I myself escorted the first batch of refugees across Gundum border to Burma after foiling an attempt by some refugees to stop the repatriation. This first success opened up the road for an uninterrupted repatriation for the rest of the refugees. By mid-1979, well over half of the refugees had returned to Burma and by the end of the year, nearly all had gone back. .

Unfortunately, the tide would turn again a decade later, and we were back to square one. We would again have an influx of over 250,000 Rohingyas crowding our borders along Cox's Bazar-Teknaf corridor citing the same complaints of forced labour, land confiscation, religious intolerance, rape and other forms of persecution by the Myanmar military regime. The difference between the crisis of 1991 and the one 10 years before was that we were able to solve our 1978 problem tactfully within a year, but we are still struggling with the subsequent adversity even to this day. Officially we have been able to repatriate to Myanmar nearly 200,000 over the last several years, but we still have a large number staying back as unregistered refugees, some in camps, but the majority in squatter camps in the border villages. Why, because they refuse to be repatriated. They refuse to go back expressing apprehension of persecution in the land they left behind. But this is only for the registered refugees who are only a small percent of the whole. The uncounted thousands are difficult to identify, and they will not leave.

How do we deal with this problem? We can neither absorb this surplus population in our crowded land, nor can we get rid of them. On the one hand Bangladesh has acceded to several of the existing international rights Covenants and Conventions, and we have provisions within our Constitution that uphold the rights and duties within the UN Charter and further safeguard the legal protection of non-citizens within our territory. As a result we recognise a body of international law which provides the framework for protecting refugees. We cannot therefore forcibly repatriate any refugee to a land where they apprehend persecution of any kind. On the other hand we have the terrible reality of overcrowding our already crumbling infrastructure and physical facilities to take care of this burgeoning Rohingya population. We have done what we could in official repatriation of some of them, but they keep on coming back.
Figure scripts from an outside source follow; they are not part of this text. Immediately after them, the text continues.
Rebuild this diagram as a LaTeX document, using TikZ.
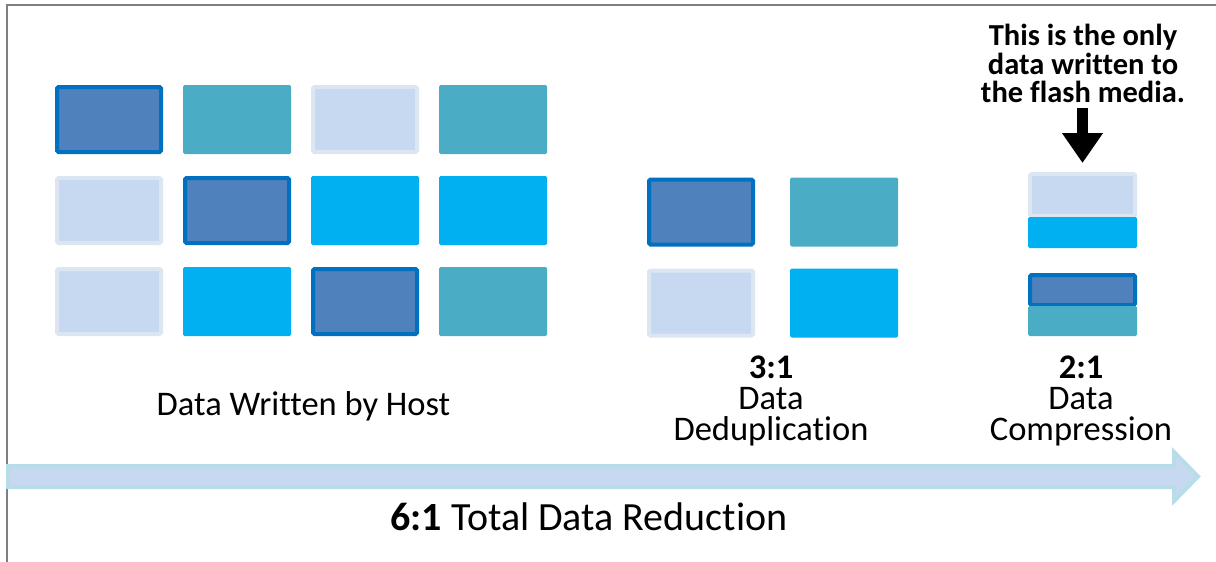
\documentclass[tikz,border=0pt]{standalone}
\usepackage{fontspec}
\setmainfont[Ligatures={NoCommon}]{Carlito}
\usetikzlibrary{arrows.meta}

\definecolor{frameGray}{HTML}{7F7F7F}
\definecolor{darkFill}{HTML}{4F81BD}
\definecolor{darkEdge}{HTML}{0070C0}
\definecolor{lightFill}{HTML}{C6D9F0}
\definecolor{lightEdge}{HTML}{DCE6F2}
\definecolor{tealFill}{HTML}{4BACC6}
\definecolor{cyanFill}{HTML}{00B0F0}
\definecolor{bandEdge}{HTML}{B7DDE8}

\tikzset{
  block/.style={rectangle, rounded corners=1.5pt, inner sep=0pt, outer sep=0pt,
    minimum width=108pt, minimum height=69pt},
  darkblock/.style={block, fill=darkFill, draw=darkEdge, line width=4pt,
    minimum width=104pt, minimum height=65pt},
  lightblock/.style={block, fill=lightFill, draw=lightEdge, line width=4pt,
    minimum width=104pt, minimum height=65pt},
  tealblock/.style={block, fill=tealFill},
  cyanblock/.style={block, fill=cyanFill},
  label/.style={inner sep=0pt, font=\fontsize{34.5}{31}\selectfont, align=center},
  note/.style={inner sep=0pt, font=\fontsize{30.5}{28.5}\selectfont\bfseries, align=center},
}

\begin{document}
\begin{tikzpicture}[x=1pt, y=-1pt]
\useasboundingbox (0,0) rectangle (1216,562);

% partial frame
\draw[frameGray, line width=2pt] (7,563) |- (1217,5);

% data written by host: 4 x 3 grid
\node[darkblock]  (h11) at (109,119.5) {};
\node[tealblock]  (h12) at (237,119.5) {};
\node[lightblock] (h13) at (365,119.5) {};
\node[tealblock]  (h14) at (493,119.5) {};
\node[lightblock] (h21) at (109,210.5) {};
\node[darkblock]  (h22) at (237,210.5) {};
\node[cyanblock]  (h23) at (365,210.5) {};
\node[cyanblock]  (h24) at (493,210.5) {};
\node[lightblock] (h31) at (109,301.5) {};
\node[cyanblock]  (h32) at (237,301.5) {};
\node[darkblock]  (h33) at (365,301.5) {};
\node[tealblock]  (h34) at (493,301.5) {};

% after deduplication
\node[darkblock]  (d11) at (701,212) {};
\node[tealblock]  (d12) at (844,212) {};
\node[lightblock] (d21) at (701,303) {};
\node[cyanblock]  (d22) at (844,303) {};

% after compression: two half-height pairs
\node[lightblock, minimum width=105pt, minimum height=42pt] (c1a) at (1082.5,195) {};
\node[cyanblock, minimum width=109pt, minimum height=31pt, anchor=north] (c1b) at (1082.5,217) {};
\node[darkblock, minimum width=105pt, minimum height=30pt] (c2a) at (1082.5,290) {};
\node[tealblock, minimum width=109pt, minimum height=30pt, anchor=north] (c2b) at (1082.5,306) {};

% labels
\node[label, anchor=base] (hostlbl) at (303.5,415) {Data Written by Host};
\node[label, anchor=north] (deduplbl) at (771,356) {\textbf{3:1}\\Data\\Deduplication};
\node[label, anchor=north] (complbl) at (1081,356) {\textbf{2:1}\\Data\\Compression};

% note and arrow
\node[note, anchor=north] (onlynote) at (1083,24) {This is the only\\data written to\\the flash media.};
\draw[line width=11pt, -{Triangle[width=39pt, length=30pt]}, shorten <=5pt, shorten >=11pt]
  (onlynote.south -| c1a.north) -- (c1a.north);

% total reduction band
\coordinate (bandstart) at (8,476.5);
\coordinate (bandtip) at (1198,476.5);
\draw[bandEdge, fill=lightFill, line width=4pt, line join=miter]
  (bandstart |- 0,466) -- (1174,466) -- (1174,452) -- (bandtip)
  -- (1174,501) -- (1174,487) -- (bandstart |- 0,487) -- cycle;
\node[inner sep=0pt, font=\fontsize{40}{40}\selectfont, anchor=base] (totallbl) at (589,530)
  {\textbf{6:1} Total Data Reduction};
\end{tikzpicture}
\end{document}
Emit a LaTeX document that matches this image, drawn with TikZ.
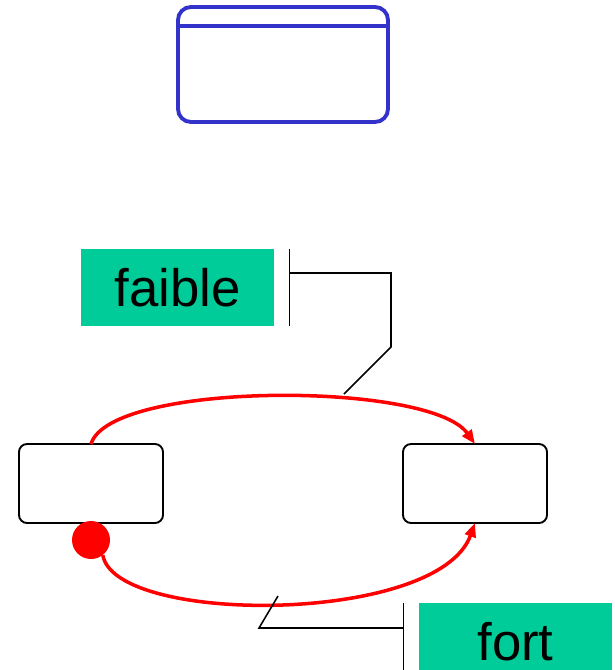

Since the refugees are ethnically and linguistically similar to the local population it is difficult to identify them as foreigners unless they are pointed out by the locals.

We have few options, but what I do know is that we have to stop this unending saga of Rohingya migration in our eastern border. We have to realise that there are elements across the border who would like to keep the issue alive for their own goals of having a separate land for their kind. Neither economically nor diplomatically are we in a position to support such “goals” of people, however lofty they may be without jeopardising our existence. Refugees should be registered in squatter camps and villages, with help of local Unions. We also need a close watch on some religion-based non-government organisations that have sprouted in the area who lend their support to the Rohingya activists, and provide incentives to the Rohingyas for migration. We need also to keep on engaging in continuous dialogue with the Burmese authorities to prevent recurrence of happenings that force the Rohingyas to emigrate. I cannot vouch that these will actually solve all our problems in the eastern border, but at least these are worth considering since the Rohingya problem is a ticking time bomb.

Ziauddin Choudhury is a former civil servant in Bangladesh, who now works for an international organisation in USA.